Lecture: "Imaginative Literature and Social Trust: Liberalism, Capitalism, Communism"
- Date: 27 October 2023, 10:15–12:00
- Location: English Park, Room 2-0024 and via Zoom
- Type: Lecture
- Lecturer: Dr Adam Kelly & Dr Katerina Pavlidi (University College Dublin)
- Organiser: LILAe
- Contact person: David Watson
Deriving from a four-year project funded by the Irish Research Council, this joint presentation will address the question of what literature and literary studies can contribute to longstanding interdisciplinary debates on the nature and value of trust, particularly trust in modern social, political, and economic systems.
The presentation will take a transnational approach to this question, with a particular focus on the literary and political cultures of the US and Russia. While reaching back centuries in its historical framing, the presentation is grounded in the analysis of two contemporary texts, the Russian writer Vladimir Sorokin’s play Trust (1989) and the Argentinean-American author Hernan Diaz’s novel Trust (2022).

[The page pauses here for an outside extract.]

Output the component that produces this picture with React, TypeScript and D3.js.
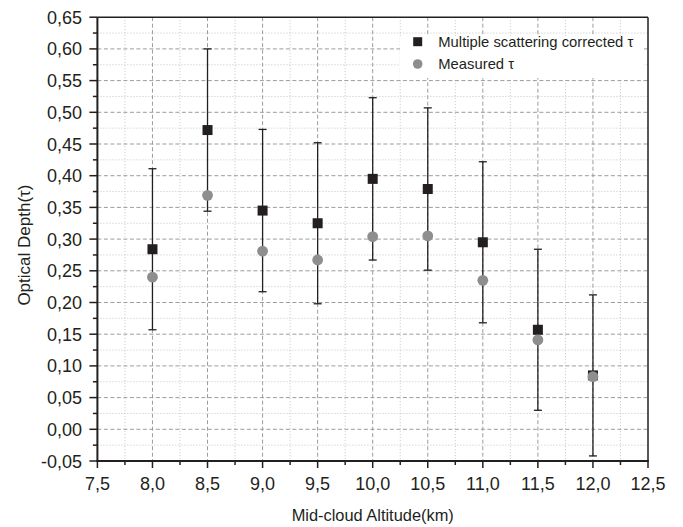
import { useEffect, useRef } from 'react'
import * as d3 from 'd3'

// values
const altitude = [8.0, 8.5, 9.0, 9.5, 10.0, 10.5, 11.0, 11.5, 12.0]
const corrected = [0.284, 0.472, 0.345, 0.325, 0.395, 0.379, 0.295, 0.157, 0.085]
const correctedErr = [0.127, 0.128, 0.128, 0.127, 0.128, 0.128, 0.127, 0.127, 0.127]
const measured = [0.24, 0.369, 0.281, 0.267, 0.304, 0.305, 0.235, 0.141, 0.083]

const xTicks = [7.5, 8.0, 8.5, 9.0, 9.5, 10.0, 10.5, 11.0, 11.5, 12.0, 12.5]
const yTicks = [-0.05, 0, 0.05, 0.1, 0.15, 0.2, 0.25, 0.3, 0.35, 0.4, 0.45, 0.5, 0.55, 0.6, 0.65]

const legendLabels = ['Multiple scattering corrected τ', 'Measured τ']

const W = 683
const H = 527
const FONT = '"Liberation Sans", Arial, sans-serif'
const INK = '#231f20'

export default function App() {
  const svgRef = useRef<SVGSVGElement>(null)

  useEffect(() => {
    if (!svgRef.current) return
    const svg = d3.select(svgRef.current)
    svg.selectAll('*').remove()

    const left = 97.4
    const right = 648
    const top = 17.2
    const bottom = 461

    const x = d3.scaleLinear().domain([7.5, 12.5]).range([left, right])
    const y = d3.scaleLinear().domain([-0.05, 0.65]).range([bottom, top])

    // minor positions halfway between majors
    const xMinor = xTicks.slice(0, -1).map((d, i) => (d + xTicks[i + 1]) / 2)
    const yMinor = yTicks.slice(0, -1).map((d, i) => (d + yTicks[i + 1]) / 2)

    const grid = svg.append('g')
    // minor dotted grid
    grid.selectAll('.gxm').data(xMinor).enter().append('line')
      .attr('x1', d => x(d)).attr('x2', d => x(d))
      .attr('y1', top).attr('y2', bottom)
      .attr('stroke', '#c4c4c4').attr('stroke-width', 1).attr('stroke-dasharray', '1,2')
    grid.selectAll('.gym').data(yMinor).enter().append('line')
      .attr('x1', left).attr('x2', right)
      .attr('y1', d => y(d)).attr('y2', d => y(d))
      .attr('stroke', '#c4c4c4').attr('stroke-width', 1).attr('stroke-dasharray', '1,2')
    // major dashed grid
    grid.selectAll('.gx').data(xTicks.slice(1, -1)).enter().append('line')
      .attr('x1', d => x(d)).attr('x2', d => x(d))
      .attr('y1', top).attr('y2', bottom)
      .attr('stroke', '#9c9c9c').attr('stroke-width', 1).attr('stroke-dasharray', '4,2.5')
    grid.selectAll('.gy').data(yTicks.slice(1, -1)).enter().append('line')
      .attr('x1', left).attr('x2', right)
      .attr('y1', d => y(d)).attr('y2', d => y(d))
      .attr('stroke', '#9c9c9c').attr('stroke-width', 1).attr('stroke-dasharray', '4,2.5')

    // legend background hides the grid
    svg.append('rect')
      .attr('x', 400).attr('y', 36).attr('width', 244).attr('height', 42)
      .attr('fill', '#fff')

    // error bars
    const eb = svg.append('g').attr('stroke', INK).attr('stroke-width', 1.3)
    altitude.forEach((a, i) => {
      const cx = x(a)
      const hi = y(corrected[i] + correctedErr[i])
      const lo = y(corrected[i] - correctedErr[i])
      eb.append('line').attr('x1', cx).attr('x2', cx).attr('y1', hi).attr('y2', lo)
      eb.append('line').attr('x1', cx - 4).attr('x2', cx + 4).attr('y1', hi).attr('y2', hi)
      eb.append('line').attr('x1', cx - 4).attr('x2', cx + 4).attr('y1', lo).attr('y2', lo)
    })

    // corrected (squares)
    svg.selectAll('.sq').data(altitude).enter().append('rect')
      .attr('x', d => x(d) - 5).attr('y', (d, i) => y(corrected[i]) - 5)
      .attr('width', 10).attr('height', 10)
      .attr('fill', INK)

    // measured (circles)
    svg.selectAll('.ci').data(altitude).enter().append('circle')
      .attr('cx', d => x(d)).attr('cy', (d, i) => y(measured[i]))
      .attr('r', 5.4)
      .attr('fill', '#8e8e8e')

    // frame
    svg.append('line').attr('x1', left).attr('x2', right).attr('y1', top).attr('y2', top)
      .attr('stroke', INK).attr('stroke-width', 1.5)
    svg.append('line').attr('x1', right).attr('x2', right).attr('y1', top).attr('y2', bottom)
      .attr('stroke', INK).attr('stroke-width', 1.5)
    svg.append('line').attr('x1', left).attr('x2', left).attr('y1', top).attr('y2', bottom + 1)
      .attr('stroke', INK).attr('stroke-width', 2)
    svg.append('line').attr('x1', left - 1).attr('x2', right + 0.75).attr('y1', bottom).attr('y2', bottom)
      .attr('stroke', INK).attr('stroke-width', 2)

    // ticks
    const tk = svg.append('g').attr('stroke', INK).attr('stroke-width', 1.5)
    xTicks.forEach(d => {
      tk.append('line').attr('x1', x(d)).attr('x2', x(d)).attr('y1', bottom).attr('y2', bottom + 7)
    })
    xMinor.forEach(d => {
      tk.append('line').attr('x1', x(d)).attr('x2', x(d)).attr('y1', bottom).attr('y2', bottom + 4)
    })
    yTicks.forEach(d => {
      tk.append('line').attr('x1', left - 8).attr('x2', left).attr('y1', y(d)).attr('y2', y(d))
    })
    yMinor.forEach(d => {
      tk.append('line').attr('x1', left - 4.5).attr('x2', left).attr('y1', y(d)).attr('y2', y(d))
    })

    const fmt = (v: number, n: number) => v.toFixed(n).replace('.', ',').replace(/^-0,00$/, '0,00')

    svg.selectAll('.xl').data(xTicks).enter().append('text')
      .attr('x', d => x(d)).attr('y', 490)
      .attr('text-anchor', 'middle')
      .attr('font-family', FONT).attr('font-size', 18).attr('fill', INK)
      .text(d => fmt(d, 1))

    svg.selectAll('.yl').data(yTicks).enter().append('text')
      .attr('x', 82).attr('y', d => y(d) + 6.5)
      .attr('text-anchor', 'end')
      .attr('font-family', FONT).attr('font-size', 18).attr('fill', INK)
      .text(d => fmt(d, 2))

    // axis titles
    svg.append('text')
      .attr('x', (left + right) / 2).attr('y', 520.5)
      .attr('text-anchor', 'middle')
      .attr('font-family', FONT).attr('font-size', 16.4).attr('fill', INK)
      .text('Mid-cloud Altitude(km)')

    svg.append('text')
      .attr('transform', `translate(30,${(top + bottom) / 2 + 6}) rotate(-90)`)
      .attr('text-anchor', 'middle')
      .attr('font-family', FONT).attr('font-size', 17).attr('fill', INK)
      .text('Optical Depth(τ)')

    // legend
    const lg = svg.append('g')
    lg.append('rect').attr('x', 413.2).attr('y', 37.2).attr('width', 9).attr('height', 9).attr('fill', INK)
    lg.append('circle').attr('cx', 417.7).attr('cy', 64).attr('r', 4.8).attr('fill', '#8e8e8e')
    lg.selectAll('text').data(legendLabels).enter().append('text')
      .attr('x', 438.3).attr('y', (d, i) => 46.7 + i * 22.3)
      .attr('font-family', FONT).attr('font-size', 14.8).attr('fill', INK)
      .text(d => d)
  }, [])

  return (
    <svg
      ref={svgRef}
      width={W}
      height={H}
      style={{ position: 'absolute', left: 0, top: 0, background: '#fff' }}
    />
  )
}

ADAM KELLY is Associate Professor of English at University College Dublin, having previously taught at the University of York and Harvard University. He is the author of American Fiction in Transition: Observer-Hero Narrative, the 1990s, and Postmodernism (Bloomsbury 2013) and has recently completed a book about the aesthetics and politics of sincerity in American fiction during the period 1989-2008. His articles have appeared in journals including Comparative Literature Studies, Post45, Studies in the Novel, and Twentieth-Century Literature. He is Principal Investigator on “Imaginative Literature and Social Trust, 1990-2025” (TRUST), a four-year project funded by the Irish Research Council for the period 2022-2026.
KATERINA PAVLIDI is a postdoctoral fellow on the IRC-funded TRUST project at University College Dublin. She completed her PhD at the Slavonic Studies section at the University of Cambridge in 2022, where she wrote a dissertation on the relationship between language and the body in the works of the Russian author Vladimir Sorokin. In the context of the TRUST project, Katerina examines the legacy of the practices of artistic and literary production, circulation and consumption which sustained the underground art worlds of late socialism for thinking about social trust in the transition from the Soviet Union to the Russian Federation. Parallel to her work on trust, she deals with late Soviet temporalities, entheogenic mushrooms in Russian postmodernist fiction, and the religious turn in the late Soviet underground.